▶ **SUPPLIED DATA**:

********************

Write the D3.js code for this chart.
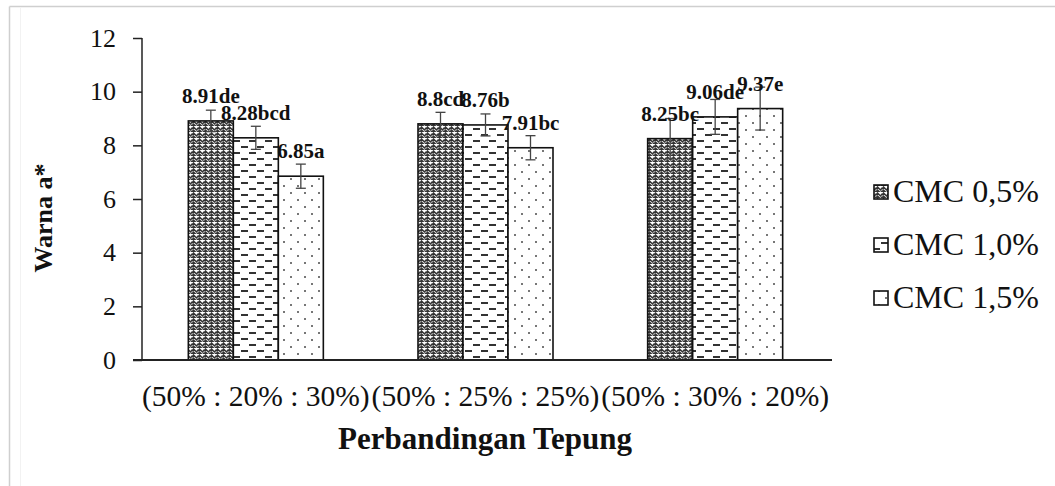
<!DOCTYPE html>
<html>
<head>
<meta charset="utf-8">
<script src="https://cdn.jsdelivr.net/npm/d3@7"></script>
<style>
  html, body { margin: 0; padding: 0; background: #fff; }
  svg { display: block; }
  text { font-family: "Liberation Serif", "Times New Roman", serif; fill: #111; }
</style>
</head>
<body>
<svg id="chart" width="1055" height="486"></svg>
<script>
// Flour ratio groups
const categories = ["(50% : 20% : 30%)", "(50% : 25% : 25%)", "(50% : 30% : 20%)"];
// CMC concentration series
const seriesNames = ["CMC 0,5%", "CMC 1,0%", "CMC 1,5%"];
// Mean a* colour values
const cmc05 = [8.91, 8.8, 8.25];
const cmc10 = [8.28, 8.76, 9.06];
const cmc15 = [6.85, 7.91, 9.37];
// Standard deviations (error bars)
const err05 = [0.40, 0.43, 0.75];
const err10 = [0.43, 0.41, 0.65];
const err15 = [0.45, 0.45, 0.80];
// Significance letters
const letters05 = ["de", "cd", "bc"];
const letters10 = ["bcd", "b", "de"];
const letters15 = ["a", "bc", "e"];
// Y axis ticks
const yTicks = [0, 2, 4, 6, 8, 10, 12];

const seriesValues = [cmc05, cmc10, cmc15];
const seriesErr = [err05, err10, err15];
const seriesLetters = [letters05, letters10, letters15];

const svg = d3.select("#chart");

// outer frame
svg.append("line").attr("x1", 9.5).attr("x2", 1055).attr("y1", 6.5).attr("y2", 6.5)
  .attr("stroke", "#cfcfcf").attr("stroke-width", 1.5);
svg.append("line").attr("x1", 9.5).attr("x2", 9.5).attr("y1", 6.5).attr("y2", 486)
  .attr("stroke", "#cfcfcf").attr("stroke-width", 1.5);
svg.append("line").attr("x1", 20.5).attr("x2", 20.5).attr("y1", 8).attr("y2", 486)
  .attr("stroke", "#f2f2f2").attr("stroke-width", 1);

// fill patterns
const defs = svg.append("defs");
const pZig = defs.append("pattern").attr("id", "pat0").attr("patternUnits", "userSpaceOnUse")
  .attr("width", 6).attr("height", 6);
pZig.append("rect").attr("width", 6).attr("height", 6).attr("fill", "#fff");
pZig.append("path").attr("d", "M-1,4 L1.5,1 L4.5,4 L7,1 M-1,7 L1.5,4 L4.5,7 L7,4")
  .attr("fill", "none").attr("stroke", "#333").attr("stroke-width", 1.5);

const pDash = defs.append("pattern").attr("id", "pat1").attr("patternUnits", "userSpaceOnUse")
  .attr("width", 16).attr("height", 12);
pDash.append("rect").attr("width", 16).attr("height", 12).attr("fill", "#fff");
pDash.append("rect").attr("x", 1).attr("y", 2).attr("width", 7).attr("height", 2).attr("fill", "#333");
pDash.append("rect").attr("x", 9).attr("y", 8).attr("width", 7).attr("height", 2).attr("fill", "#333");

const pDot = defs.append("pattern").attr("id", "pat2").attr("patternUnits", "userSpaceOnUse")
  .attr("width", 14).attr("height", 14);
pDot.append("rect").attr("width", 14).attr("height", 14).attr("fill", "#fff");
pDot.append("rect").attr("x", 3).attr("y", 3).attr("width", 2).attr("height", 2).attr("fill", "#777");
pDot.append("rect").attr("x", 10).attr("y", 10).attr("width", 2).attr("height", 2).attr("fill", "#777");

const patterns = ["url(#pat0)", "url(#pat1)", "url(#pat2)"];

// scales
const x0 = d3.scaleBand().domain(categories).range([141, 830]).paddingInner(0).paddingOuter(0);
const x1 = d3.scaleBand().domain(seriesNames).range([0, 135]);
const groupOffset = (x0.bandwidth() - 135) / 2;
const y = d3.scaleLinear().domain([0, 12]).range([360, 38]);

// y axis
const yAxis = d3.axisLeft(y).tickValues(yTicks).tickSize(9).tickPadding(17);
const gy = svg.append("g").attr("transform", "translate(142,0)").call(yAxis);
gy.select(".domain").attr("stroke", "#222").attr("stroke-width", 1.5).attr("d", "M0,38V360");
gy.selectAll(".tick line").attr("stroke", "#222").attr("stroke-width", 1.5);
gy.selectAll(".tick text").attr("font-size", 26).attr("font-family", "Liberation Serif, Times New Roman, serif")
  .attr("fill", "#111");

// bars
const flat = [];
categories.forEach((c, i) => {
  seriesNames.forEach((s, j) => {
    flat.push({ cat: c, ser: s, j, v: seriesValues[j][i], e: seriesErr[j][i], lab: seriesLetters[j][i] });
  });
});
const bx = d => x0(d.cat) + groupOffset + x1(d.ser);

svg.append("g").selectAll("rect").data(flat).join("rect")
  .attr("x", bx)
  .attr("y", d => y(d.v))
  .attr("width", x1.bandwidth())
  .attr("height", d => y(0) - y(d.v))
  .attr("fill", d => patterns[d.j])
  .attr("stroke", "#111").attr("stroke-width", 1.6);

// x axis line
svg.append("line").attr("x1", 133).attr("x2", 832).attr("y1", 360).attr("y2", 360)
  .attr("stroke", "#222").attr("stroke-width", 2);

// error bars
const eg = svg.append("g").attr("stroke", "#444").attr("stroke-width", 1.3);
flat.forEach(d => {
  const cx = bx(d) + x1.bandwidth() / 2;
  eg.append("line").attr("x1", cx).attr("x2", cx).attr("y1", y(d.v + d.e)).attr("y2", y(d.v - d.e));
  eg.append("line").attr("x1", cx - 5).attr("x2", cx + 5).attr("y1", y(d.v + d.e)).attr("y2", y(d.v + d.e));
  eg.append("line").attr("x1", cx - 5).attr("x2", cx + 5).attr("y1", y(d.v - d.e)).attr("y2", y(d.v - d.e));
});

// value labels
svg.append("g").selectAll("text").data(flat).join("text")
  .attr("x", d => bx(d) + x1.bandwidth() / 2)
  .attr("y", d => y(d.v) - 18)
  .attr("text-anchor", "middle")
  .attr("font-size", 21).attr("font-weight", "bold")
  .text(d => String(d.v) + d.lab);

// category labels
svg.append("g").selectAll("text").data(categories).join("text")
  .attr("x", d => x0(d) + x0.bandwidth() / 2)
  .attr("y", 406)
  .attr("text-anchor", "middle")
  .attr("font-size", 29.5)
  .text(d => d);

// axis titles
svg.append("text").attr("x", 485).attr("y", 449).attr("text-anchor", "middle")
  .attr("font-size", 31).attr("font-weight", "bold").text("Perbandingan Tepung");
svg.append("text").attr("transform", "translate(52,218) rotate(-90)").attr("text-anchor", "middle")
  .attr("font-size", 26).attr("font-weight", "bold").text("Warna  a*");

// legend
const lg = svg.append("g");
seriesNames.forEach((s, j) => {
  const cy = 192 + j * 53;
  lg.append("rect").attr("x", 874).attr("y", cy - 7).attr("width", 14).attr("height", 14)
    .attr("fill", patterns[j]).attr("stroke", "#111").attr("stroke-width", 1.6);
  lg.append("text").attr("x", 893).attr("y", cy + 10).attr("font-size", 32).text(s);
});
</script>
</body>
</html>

********************

▶ **WHAT NEEDS TO BE DONE**: Keep every word of the data as it is when you write it out, but drop the pictures.

▶ **TASK SOLUTION**:
Write the D3.js code for this chart.
<!DOCTYPE html>
<html>
<head>
<meta charset="utf-8">
<script src="https://cdn.jsdelivr.net/npm/d3@7"></script>
<style>
  html, body { margin: 0; padding: 0; background: #fff; }
  svg { display: block; }
  text { font-family: "Liberation Serif", "Times New Roman", serif; fill: #111; }
</style>
</head>
<body>
<svg id="chart" width="1055" height="486"></svg>
<script>
// Flour ratio groups
const categories = ["(50% : 20% : 30%)", "(50% : 25% : 25%)", "(50% : 30% : 20%)"];
// CMC concentration series
const seriesNames = ["CMC 0,5%", "CMC 1,0%", "CMC 1,5%"];
// Mean a* colour values
const cmc05 = [8.91, 8.8, 8.25];
const cmc10 = [8.28, 8.76, 9.06];
const cmc15 = [6.85, 7.91, 9.37];
// Standard deviations (error bars)
const err05 = [0.40, 0.43, 0.75];
const err10 = [0.43, 0.41, 0.65];
const err15 = [0.45, 0.45, 0.80];
// Significance letters
const letters05 = ["de", "cd", "bc"];
const letters10 = ["bcd", "b", "de"];
const letters15 = ["a", "bc", "e"];
// Y axis ticks
const yTicks = [0, 2, 4, 6, 8, 10, 12];

const seriesValues = [cmc05, cmc10, cmc15];
const seriesErr = [err05, err10, err15];
const seriesLetters = [letters05, letters10, letters15];

const svg = d3.select("#chart");

// outer frame
svg.append("line").attr("x1", 9.5).attr("x2", 1055).attr("y1", 6.5).attr("y2", 6.5)
  .attr("stroke", "#cfcfcf").attr("stroke-width", 1.5);
svg.append("line").attr("x1", 9.5).attr("x2", 9.5).attr("y1", 6.5).attr("y2", 486)
  .attr("stroke", "#cfcfcf").attr("stroke-width", 1.5);
svg.append("line").attr("x1", 20.5).attr("x2", 20.5).attr("y1", 8).attr("y2", 486)
  .attr("stroke", "#f2f2f2").attr("stroke-width", 1);

// fill patterns
const defs = svg.append("defs");
const pZig = defs.append("pattern").attr("id", "pat0").attr("patternUnits", "userSpaceOnUse")
  .attr("width", 6).attr("height", 6);
pZig.append("rect").attr("width", 6).attr("height", 6).attr("fill", "#fff");
pZig.append("path").attr("d", "M-1,4 L1.5,1 L4.5,4 L7,1 M-1,7 L1.5,4 L4.5,7 L7,4")
  .attr("fill", "none").attr("stroke", "#333").attr("stroke-width", 1.5);

const pDash = defs.append("pattern").attr("id", "pat1").attr("patternUnits", "userSpaceOnUse")
  .attr("width", 16).attr("height", 12);
pDash.append("rect").attr("width", 16).attr("height", 12).attr("fill", "#fff");
pDash.append("rect").attr("x", 1).attr("y", 2).attr("width", 7).attr("height", 2).attr("fill", "#333");
pDash.append("rect").attr("x", 9).attr("y", 8).attr("width", 7).attr("height", 2).attr("fill", "#333");

const pDot = defs.append("pattern").attr("id", "pat2").attr("patternUnits", "userSpaceOnUse")
  .attr("width", 14).attr("height", 14);
pDot.append("rect").attr("width", 14).attr("height", 14).attr("fill", "#fff");
pDot.append("rect").attr("x", 3).attr("y", 3).attr("width", 2).attr("height", 2).attr("fill", "#777");
pDot.append("rect").attr("x", 10).attr("y", 10).attr("width", 2).attr("height", 2).attr("fill", "#777");

const patterns = ["url(#pat0)", "url(#pat1)", "url(#pat2)"];

// scales
const x0 = d3.scaleBand().domain(categories).range([141, 830]).paddingInner(0).paddingOuter(0);
const x1 = d3.scaleBand().domain(seriesNames).range([0, 135]);
const groupOffset = (x0.bandwidth() - 135) / 2;
const y = d3.scaleLinear().domain([0, 12]).range([360, 38]);

// y axis
const yAxis = d3.axisLeft(y).tickValues(yTicks).tickSize(9).tickPadding(17);
const gy = svg.append("g").attr("transform", "translate(142,0)").call(yAxis);
gy.select(".domain").attr("stroke", "#222").attr("stroke-width", 1.5).attr("d", "M0,38V360");
gy.selectAll(".tick line").attr("stroke", "#222").attr("stroke-width", 1.5);
gy.selectAll(".tick text").attr("font-size", 26).attr("font-family", "Liberation Serif, Times New Roman, serif")
  .attr("fill", "#111");

// bars
const flat = [];
categories.forEach((c, i) => {
  seriesNames.forEach((s, j) => {
    flat.push({ cat: c, ser: s, j, v: seriesValues[j][i], e: seriesErr[j][i], lab: seriesLetters[j][i] });
  });
});
const bx = d => x0(d.cat) + groupOffset + x1(d.ser);

svg.append("g").selectAll("rect").data(flat).join("rect")
  .attr("x", bx)
  .attr("y", d => y(d.v))
  .attr("width", x1.bandwidth())
  .attr("height", d => y(0) - y(d.v))
  .attr("fill", d => patterns[d.j])
  .attr("stroke", "#111").attr("stroke-width", 1.6);

// x axis line
svg.append("line").attr("x1", 133).attr("x2", 832).attr("y1", 360).attr("y2", 360)
  .attr("stroke", "#222").attr("stroke-width", 2);

// error bars
const eg = svg.append("g").attr("stroke", "#444").attr("stroke-width", 1.3);
flat.forEach(d => {
  const cx = bx(d) + x1.bandwidth() / 2;
  eg.append("line").attr("x1", cx).attr("x2", cx).attr("y1", y(d.v + d.e)).attr("y2", y(d.v - d.e));
  eg.append("line").attr("x1", cx - 5).attr("x2", cx + 5).attr("y1", y(d.v + d.e)).attr("y2", y(d.v + d.e));
  eg.append("line").attr("x1", cx - 5).attr("x2", cx + 5).attr("y1", y(d.v - d.e)).attr("y2", y(d.v - d.e));
});

// value labels
svg.append("g").selectAll("text").data(flat).join("text")
  .attr("x", d => bx(d) + x1.bandwidth() / 2)
  .attr("y", d => y(d.v) - 18)
  .attr("text-anchor", "middle")
  .attr("font-size", 21).attr("font-weight", "bold")
  .text(d => String(d.v) + d.lab);

// category labels
svg.append("g").selectAll("text").data(categories).join("text")
  .attr("x", d => x0(d) + x0.bandwidth() / 2)
  .attr("y", 406)
  .attr("text-anchor", "middle")
  .attr("font-size", 29.5)
  .text(d => d);

// axis titles
svg.append("text").attr("x", 485).attr("y", 449).attr("text-anchor", "middle")
  .attr("font-size", 31).attr("font-weight", "bold").text("Perbandingan Tepung");
svg.append("text").attr("transform", "translate(52,218) rotate(-90)").attr("text-anchor", "middle")
  .attr("font-size", 26).attr("font-weight", "bold").text("Warna  a*");

// legend
const lg = svg.append("g");
seriesNames.forEach((s, j) => {
  const cy = 192 + j * 53;
  lg.append("rect").attr("x", 874).attr("y", cy - 7).attr("width", 14).attr("height", 14)
    .attr("fill", patterns[j]).attr("stroke", "#111").attr("stroke-width", 1.6);
  lg.append("text").attr("x", 893).attr("y", cy + 10).attr("font-size", 32).text(s);
});
</script>
</body>
</html>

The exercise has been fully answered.